■ **WHAT IS ASKED**:
Pull out every line from the listing that has the word "chart".

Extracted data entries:
## begin
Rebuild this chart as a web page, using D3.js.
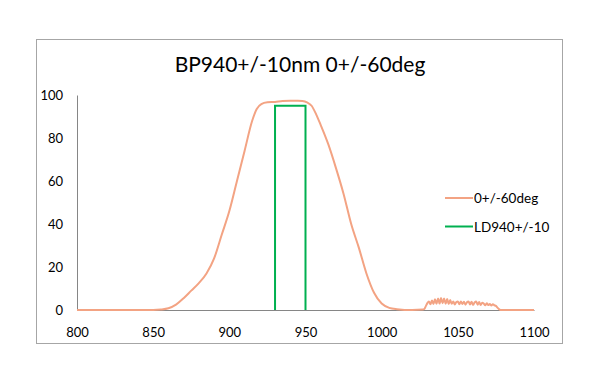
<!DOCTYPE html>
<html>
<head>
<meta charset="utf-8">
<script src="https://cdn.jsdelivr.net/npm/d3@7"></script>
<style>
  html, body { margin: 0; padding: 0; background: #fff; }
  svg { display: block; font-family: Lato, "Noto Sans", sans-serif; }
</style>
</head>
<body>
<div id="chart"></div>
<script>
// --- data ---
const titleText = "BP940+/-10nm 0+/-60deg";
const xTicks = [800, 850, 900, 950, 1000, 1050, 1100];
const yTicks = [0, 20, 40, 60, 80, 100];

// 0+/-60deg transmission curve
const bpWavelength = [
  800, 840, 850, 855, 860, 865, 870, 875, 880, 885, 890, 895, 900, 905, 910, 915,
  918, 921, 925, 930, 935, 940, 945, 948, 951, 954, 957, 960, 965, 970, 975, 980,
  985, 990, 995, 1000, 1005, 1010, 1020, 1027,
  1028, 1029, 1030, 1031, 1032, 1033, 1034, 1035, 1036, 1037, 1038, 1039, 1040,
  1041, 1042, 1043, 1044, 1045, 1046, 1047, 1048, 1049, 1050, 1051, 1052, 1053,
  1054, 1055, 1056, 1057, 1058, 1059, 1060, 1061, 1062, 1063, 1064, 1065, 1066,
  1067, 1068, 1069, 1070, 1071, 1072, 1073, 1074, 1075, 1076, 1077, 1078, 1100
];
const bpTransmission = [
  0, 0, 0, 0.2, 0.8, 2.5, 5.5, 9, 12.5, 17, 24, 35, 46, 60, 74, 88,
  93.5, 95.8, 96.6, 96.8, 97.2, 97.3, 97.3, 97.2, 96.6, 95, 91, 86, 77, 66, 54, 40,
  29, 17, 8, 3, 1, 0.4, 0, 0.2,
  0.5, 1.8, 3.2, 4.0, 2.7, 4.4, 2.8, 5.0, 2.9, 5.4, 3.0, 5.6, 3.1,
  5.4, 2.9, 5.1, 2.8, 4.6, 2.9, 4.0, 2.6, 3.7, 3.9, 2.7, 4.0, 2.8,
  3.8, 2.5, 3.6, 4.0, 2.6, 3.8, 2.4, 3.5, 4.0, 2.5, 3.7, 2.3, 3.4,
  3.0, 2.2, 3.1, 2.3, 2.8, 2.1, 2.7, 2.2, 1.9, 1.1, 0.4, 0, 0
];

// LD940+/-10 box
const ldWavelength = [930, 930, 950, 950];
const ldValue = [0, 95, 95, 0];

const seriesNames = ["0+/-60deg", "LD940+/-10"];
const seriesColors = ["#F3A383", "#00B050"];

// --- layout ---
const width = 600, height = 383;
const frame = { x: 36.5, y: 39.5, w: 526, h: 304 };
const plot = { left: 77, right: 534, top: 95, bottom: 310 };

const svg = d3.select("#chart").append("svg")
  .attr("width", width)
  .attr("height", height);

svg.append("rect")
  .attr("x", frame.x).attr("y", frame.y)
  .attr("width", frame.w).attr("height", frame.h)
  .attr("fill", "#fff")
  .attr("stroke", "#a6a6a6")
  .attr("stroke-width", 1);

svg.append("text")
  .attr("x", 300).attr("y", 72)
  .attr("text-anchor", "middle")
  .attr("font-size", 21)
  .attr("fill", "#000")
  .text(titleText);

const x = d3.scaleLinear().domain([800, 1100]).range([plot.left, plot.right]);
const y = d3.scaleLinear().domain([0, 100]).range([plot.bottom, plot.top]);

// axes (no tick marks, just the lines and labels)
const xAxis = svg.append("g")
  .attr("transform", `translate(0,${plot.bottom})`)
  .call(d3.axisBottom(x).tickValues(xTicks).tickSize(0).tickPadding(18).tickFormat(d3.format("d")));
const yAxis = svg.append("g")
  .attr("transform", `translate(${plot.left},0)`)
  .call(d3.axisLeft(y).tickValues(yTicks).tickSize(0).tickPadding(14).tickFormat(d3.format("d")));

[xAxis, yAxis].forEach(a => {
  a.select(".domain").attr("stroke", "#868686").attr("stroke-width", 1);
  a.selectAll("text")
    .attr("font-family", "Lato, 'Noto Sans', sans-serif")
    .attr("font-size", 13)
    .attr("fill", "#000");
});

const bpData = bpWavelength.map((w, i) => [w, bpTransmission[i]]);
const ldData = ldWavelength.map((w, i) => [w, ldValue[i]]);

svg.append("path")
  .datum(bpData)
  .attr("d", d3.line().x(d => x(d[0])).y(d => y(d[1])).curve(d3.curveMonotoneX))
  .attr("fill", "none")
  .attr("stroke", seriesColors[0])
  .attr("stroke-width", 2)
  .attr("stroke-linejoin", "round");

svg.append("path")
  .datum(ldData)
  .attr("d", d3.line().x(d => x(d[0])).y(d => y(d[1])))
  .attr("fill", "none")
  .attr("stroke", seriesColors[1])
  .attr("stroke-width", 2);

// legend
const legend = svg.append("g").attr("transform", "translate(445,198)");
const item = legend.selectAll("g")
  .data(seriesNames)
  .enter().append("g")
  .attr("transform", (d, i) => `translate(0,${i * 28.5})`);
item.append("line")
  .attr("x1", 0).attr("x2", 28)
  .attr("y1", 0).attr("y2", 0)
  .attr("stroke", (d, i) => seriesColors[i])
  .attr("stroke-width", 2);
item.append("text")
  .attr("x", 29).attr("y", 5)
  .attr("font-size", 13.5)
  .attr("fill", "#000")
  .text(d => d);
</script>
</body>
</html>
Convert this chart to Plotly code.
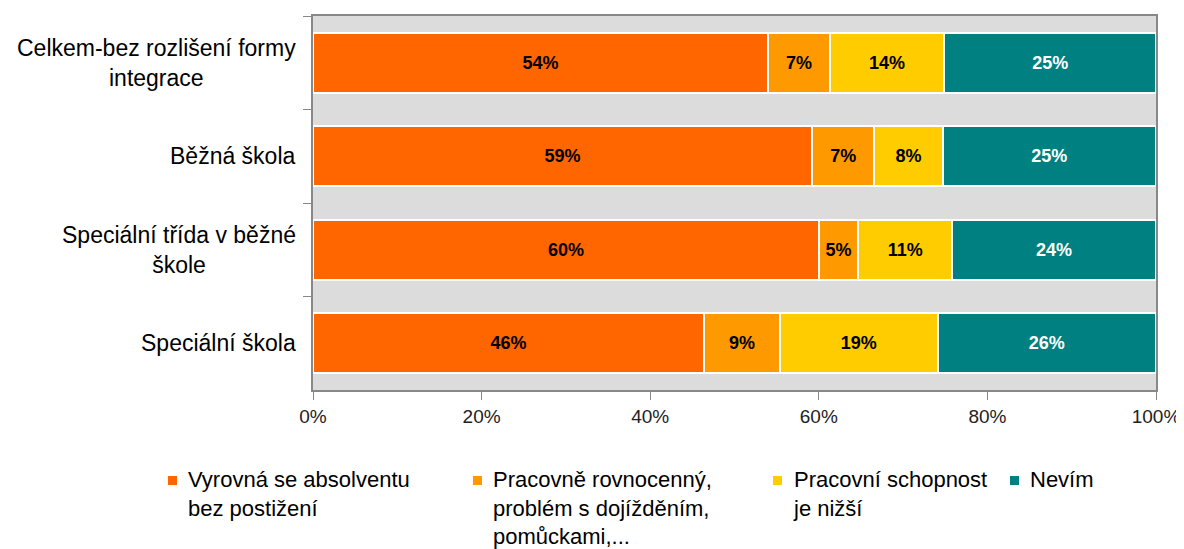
## end
■ **ANSWER TO THE EXERCISE**:
Rebuild this chart as a web page, using D3.js.
<div id="chart"></div>
const svg = d3.select("#chart").append("svg")
Convert this chart to Plotly code.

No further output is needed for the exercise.